David Warner came into this tournament having made a staggering 23.5% of Australia's runs since the last World Cup: here he failed in two of the three games. Steven Smith makes 16.5% of Australia's runs; he failed in two out of three as well. Starc looked underdone in the first match, bowled beautifully in the washout against Bangladesh, and clutched his hamstring for much of this game.
Australia's game-plan relies on one of their top three batting big, to make up for their shallowness below them. Instead they lost regular wickets, and then 5 for 15 once the tail was exposed. Australia's game-plan relies on their fast bowlers taking regular wickets. Instead they started brilliantly but couldn't keep striking. And that was the ballgame.
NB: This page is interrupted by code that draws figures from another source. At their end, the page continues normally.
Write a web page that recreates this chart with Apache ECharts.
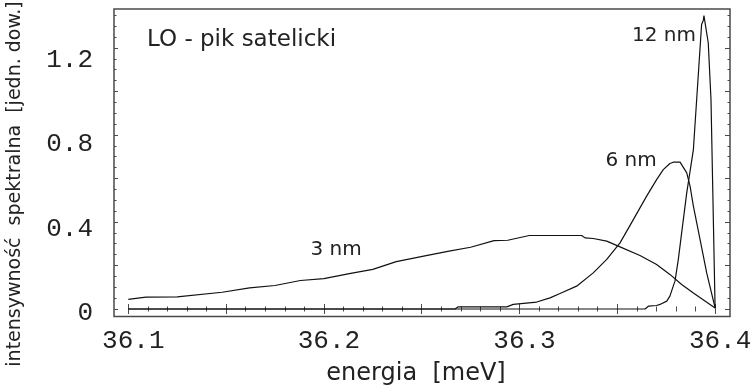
<!DOCTYPE html>
<html>
<head>
<meta charset="utf-8">
<script src="https://cdn.jsdelivr.net/npm/echarts@6/dist/echarts.min.js"></script>
<style>
html,body{margin:0;padding:0;background:#fff;}
#chart{width:754px;height:391px;}
</style>
</head>
<body>
<div id="chart"></div>
<script>
// ---- data (energia [meV], intensywność) ----
const energy3 = [36.100, 36.109, 36.125, 36.148, 36.162, 36.175, 36.188, 36.200, 36.213, 36.225, 36.237, 36.251, 36.264, 36.275, 36.287, 36.294, 36.305, 36.3318, 36.3335, 36.3377, 36.3446, 36.3505, 36.3616, 36.3701, 36.3769, 36.3829, 36.3889, 36.400];
const inten3  = [0.044, 0.055, 0.056, 0.077, 0.097, 0.108, 0.131, 0.140, 0.163, 0.182, 0.218, 0.243, 0.266, 0.284, 0.314, 0.316, 0.338, 0.338, 0.327, 0.324, 0.312, 0.289, 0.246, 0.205, 0.159, 0.113, 0.074, 0.005];

const energy6 = [36.100, 36.267, 36.2687, 36.2935, 36.2968, 36.3088, 36.3156, 36.3207, 36.3292, 36.3377, 36.3446, 36.3514, 36.3582, 36.3650, 36.3701, 36.3735, 36.3769, 36.3786, 36.3821, 36.3829, 36.3855, 36.3872, 36.3889, 36.3923, 36.3957, 36.400];
const inten6  = [0.000, 0.000, 0.010, 0.010, 0.021, 0.032, 0.051, 0.071, 0.105, 0.166, 0.228, 0.304, 0.411, 0.519, 0.595, 0.641, 0.669, 0.675, 0.675, 0.664, 0.626, 0.565, 0.473, 0.320, 0.166, 0.005];

const energy12 = [36.100, 36.3642, 36.3659, 36.3701, 36.3718, 36.3753, 36.3769, 36.3786, 36.3795, 36.3812, 36.3829, 36.3855, 36.3889, 36.3931, 36.3940, 36.3943, 36.3953, 36.3965, 36.3979, 36.400];
const inten12  = [0.000, 0.000, 0.013, 0.016, 0.021, 0.036, 0.059, 0.105, 0.128, 0.228, 0.350, 0.534, 0.733, 1.308, 1.328, 1.349, 1.349, 1.224, 0.963, 0.005];

// ---- ticks & labels ----
const xLabelValues = [36.1, 36.2, 36.3, 36.4];
const xMajorTicks = [36.1, 36.15, 36.2, 36.25, 36.3, 36.35, 36.4];
const xMinorTicks = [36.11, 36.12, 36.13, 36.14, 36.16, 36.17, 36.18, 36.19, 36.21, 36.22, 36.23, 36.24, 36.26, 36.27, 36.28, 36.29, 36.31, 36.32, 36.33, 36.34, 36.36, 36.37, 36.38, 36.39];
const yLabelValues = [0, 0.4, 0.8, 1.2];
const yMajorTicks = [0, 0.2, 0.4, 0.6, 0.8, 1.0, 1.2];
const yMinorTicks = [0.05, 0.1, 0.15, 0.25, 0.3, 0.35, 0.45, 0.5, 0.55, 0.65, 0.7, 0.75, 0.85, 0.9, 0.95, 1.05, 1.1, 1.15, 1.25, 1.3, 1.35];

const seriesNames = ['3 nm', '6 nm', '12 nm'];
const chartTitle = 'LO - pik satelicki';
const xTitle = 'energia  [meV]';
const yTitle = 'intensywność  spektralna  [jedn. dow.]';

// ---- chart ----
const X_MIN = 36.09269, X_MAX = 36.40762;
const Y_MIN = -0.0345, Y_MAX = 1.3793;
const frame = '#4a4a4a';
const textColor = '#222';
const mono = '"Liberation Mono", "DejaVu Sans Mono", monospace';
const sans = '"DejaVu Sans", "Liberation Sans", sans-serif';

function pairs(xs, ys) { return xs.map((x, i) => [x, ys[i]]); }

function xAxisDef(pos, ticks, len, labels) {
  return {
    type: 'value', gridIndex: 0, position: pos, min: X_MIN, max: X_MAX,
    axisLine: { show: false }, splitLine: { show: false },
    axisTick: { show: true, inside: true, length: len, customValues: ticks, lineStyle: { color: frame, width: 1 } },
    axisLabel: labels ? {
      show: true, customValues: labels, formatter: v => v.toFixed(1),
      margin: 12, padding: [0, 0, 0, 10], fontFamily: mono, fontSize: 26, color: textColor
    } : { show: false }
  };
}
function yAxisDef(pos, ticks, len) {
  return {
    type: 'value', gridIndex: 0, position: pos, min: Y_MIN, max: Y_MAX,
    axisLine: { show: false }, splitLine: { show: false },
    axisTick: { show: true, inside: true, length: len, customValues: ticks, lineStyle: { color: frame, width: 1 } },
    axisLabel: { show: false }
  };
}

const chart = echarts.init(document.getElementById('chart'), null, { renderer: 'canvas' });
const lineStyle = { color: '#111', width: 1.2 };

chart.setOption({
  animation: false,
  backgroundColor: '#fff',
  grid: {
    left: 114, top: 9, width: 616, height: 307.5,
    show: true, borderColor: frame, borderWidth: 1.5, backgroundColor: 'transparent',
    containLabel: false, outerBoundsMode: 'none'
  },
  xAxis: [
    xAxisDef('bottom', xMajorTicks, 5, xLabelValues),
    xAxisDef('bottom', xMinorTicks, 2.5, null),
    xAxisDef('top', xMajorTicks, 5, null),
    xAxisDef('top', xMinorTicks, 2.5, null)
  ],
  yAxis: [
    yAxisDef('left', yMajorTicks, 4),
    yAxisDef('left', yMinorTicks, 2.5),
    yAxisDef('right', yMajorTicks, 5),
    yAxisDef('right', yMinorTicks, 2.5),
    {
      type: 'value', gridIndex: 0, position: 'left', min: -0.0166, max: 1.4421,
      axisLine: { show: false }, splitLine: { show: false }, axisTick: { show: false },
      axisLabel: {
        show: true, customValues: yLabelValues,
        formatter: v => (v === 0 ? '0' : v.toFixed(1)),
        margin: 21, fontFamily: mono, fontSize: 26, color: textColor
      }
    }
  ],
  series: [
    { name: seriesNames[0], type: 'line', xAxisIndex: 0, yAxisIndex: 0, data: pairs(energy3, inten3), symbol: 'none', lineStyle },
    { name: seriesNames[1], type: 'line', xAxisIndex: 0, yAxisIndex: 0, data: pairs(energy6, inten6), symbol: 'none', lineStyle },
    { name: seriesNames[2], type: 'line', xAxisIndex: 0, yAxisIndex: 0, data: pairs(energy12, inten12), symbol: 'none', lineStyle }
  ],
  graphic: [
    { type: 'text', left: 147, top: 29, style: { text: chartTitle, fontFamily: sans, fontSize: 23, fill: textColor } },
    { type: 'text', x: 336, y: 250, style: { text: seriesNames[0], x: 0, y: 0, align: 'center', verticalAlign: 'middle', fontFamily: sans, fontSize: 20, fill: textColor } },
    { type: 'text', x: 631, y: 161, style: { text: seriesNames[1], x: 0, y: 0, align: 'center', verticalAlign: 'middle', fontFamily: sans, fontSize: 20, fill: textColor } },
    { type: 'text', x: 664, y: 36, style: { text: seriesNames[2], x: 0, y: 0, align: 'center', verticalAlign: 'middle', fontFamily: sans, fontSize: 20, fill: textColor } },
    { type: 'text', x: 416, y: 374, style: { text: xTitle, x: 0, y: 0, align: 'center', verticalAlign: 'middle', fontFamily: sans, fontSize: 24, fill: textColor } },
    { type: 'text', x: 15, y: 184, rotation: Math.PI / 2, style: { text: yTitle, x: 0, y: 0, align: 'center', verticalAlign: 'middle', fontFamily: sans, fontSize: 19, fill: textColor } }
  ]
});
</script>
</body>
</html>
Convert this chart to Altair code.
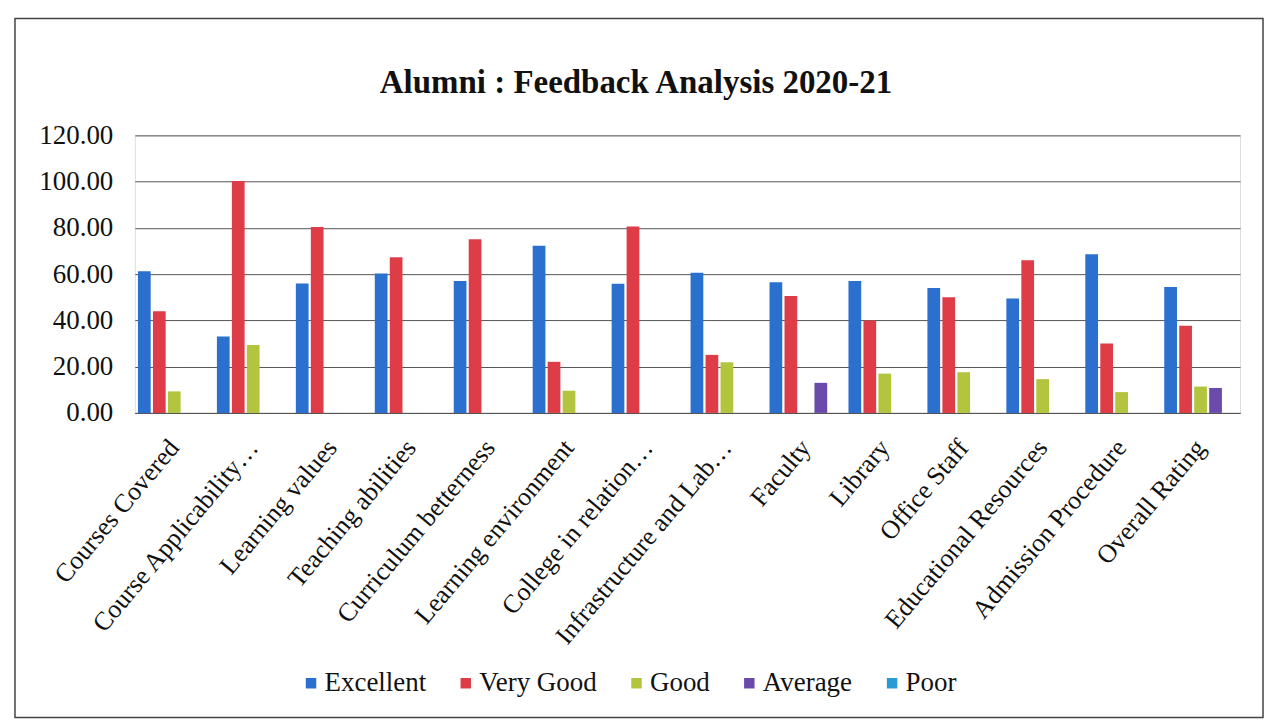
import altair as alt
import pandas as pd

categories = [
    "Courses Covered", "Course Applicability…", "Learning values", "Teaching abilities",
    "Curriculum betterness", "Learning environment", "College in relation…",
    "Infrastructure and Lab…", "Faculty", "Library", "Office Staff",
    "Educational Resources", "Admission Procedure", "Overall Rating",
]
series = ["Excellent", "Very Good", "Good", "Average", "Poor"]
excellent = [61.3, 33.0, 56.0, 60.3, 57.0, 72.3, 55.9, 60.6, 56.5, 57.0, 54.0, 49.5, 68.6, 54.4]
very_good = [44.0, 100.3, 80.4, 67.3, 75.1, 22.1, 80.6, 25.1, 50.6, 40.0, 50.0, 66.0, 30.0, 37.7]
good = [9.3, 29.4, 0, 0, 0, 9.6, 0, 21.9, 0, 17.0, 17.6, 14.6, 9.0, 11.4]
average = [0, 0, 0, 0, 0, 0, 0, 0, 13.0, 0, 0, 0, 0, 10.8]
poor = [0] * 14
colors = ["#2b6fcf", "#de3d48", "#b3c43e", "#6a4bab", "#2a9bd2"]
y_ticks = [0, 20, 40, 60, 80, 100, 120]
title_text = "Alumni : Feedback Analysis 2020-21"

rows = []
for name, vals in zip(series, [excellent, very_good, good, average, poor]):
    for c, v in zip(categories, vals):
        rows.append({"category": c, "series": name, "value": v})
df = pd.DataFrame(rows)

W, H = 1107, 278
SERIF = "Liberation Serif"

bars = alt.Chart(df).mark_bar().encode(
    x=alt.X("category:N", sort=categories,
            scale=alt.Scale(paddingInner=0.08, paddingOuter=0.04),
            axis=alt.Axis(title=None, labelAngle=-50, labelFont=SERIF, labelFontSize=26,
                          labelColor="#111", labelPadding=30, labelLimit=400,
                          ticks=False, domain=True, domainColor="#555", grid=False)),
    xOffset=alt.XOffset("series:N", sort=series, scale=alt.Scale(paddingInner=0.15)),
    y=alt.Y("value:Q", scale=alt.Scale(domain=[0, 120], nice=False),
            axis=alt.Axis(title=None, values=y_ticks, format=".2f", labelFont=SERIF,
                          labelFontSize=27, labelColor="#111", labelPadding=22,
                          ticks=False, domain=False, grid=True, gridColor="#555",
                          gridWidth=1)),
    color=alt.Color("series:N", sort=series,
                    scale=alt.Scale(domain=series, range=colors),
                    legend=alt.Legend(title=None, orient="none", direction="horizontal",
                                      legendX=163, legendY=535, columns=5,
                                      symbolType="square", symbolSize=110,
                                      symbolStrokeWidth=0, labelFont=SERIF,
                                      labelFontSize=27, labelColor="#111",
                                      labelOffset=0, columnPadding=26)),
)

border = alt.Chart(pd.DataFrame({"a": [0]})).mark_rect(
    fillOpacity=0, stroke="#444", strokeWidth=1.5
).encode(
    x=alt.value(-120), x2=alt.value(1130), y=alt.value(-117), y2=alt.value(583)
)

title = alt.Chart(pd.DataFrame({"t": [title_text]})).mark_text(
    font=SERIF, fontSize=33, fontWeight="bold", color="#111", align="center",
    baseline="alphabetic"
).encode(text="t:N", x=alt.value(502), y=alt.value(-42))

chart = alt.layer(border, title, bars).properties(
    width=W, height=H,
    autosize=alt.AutoSizeParams(type="none"),
    padding={"left": 127, "top": 127, "right": 28, "bottom": 310},
).configure_view(stroke=None).configure(background="white")

chart.save("out.html", embed_options={"renderer": "svg", "actions": False})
You could extrapolate this one game and talk about the Ashes, and a psychological dominance that England might feel they now have over Australia, but you probably shouldn't. The Australians might be embarrassed that a team lost to England with six or seven potential Test players, but you know, they played a better-prepared team with better form in a must-win game, and they lost. Their ODI team might need a stronger allrounder, but other than that, it's hard to answer any big questions from two washouts and a loss.
Plus there are bigger questions in Australia that need to be answered right now, what's Schapelle Corby up to, who's winning in the footy and what is the best kind of fusion to win with on a reality TV cooking show?
At 35 for 3, Hazlewood raps Stokes on the pad, the Australians are screaming, and one ball later they are coming off. Smith looks frustrated, but he has all day. He was angry when Henriques got out, he was angry when he got out, and he was angry when his team fielded poorly. The only time he wasn't angry was when the rain came for the last time, then it was relief.
Australia, caught rain, bowled England, 0.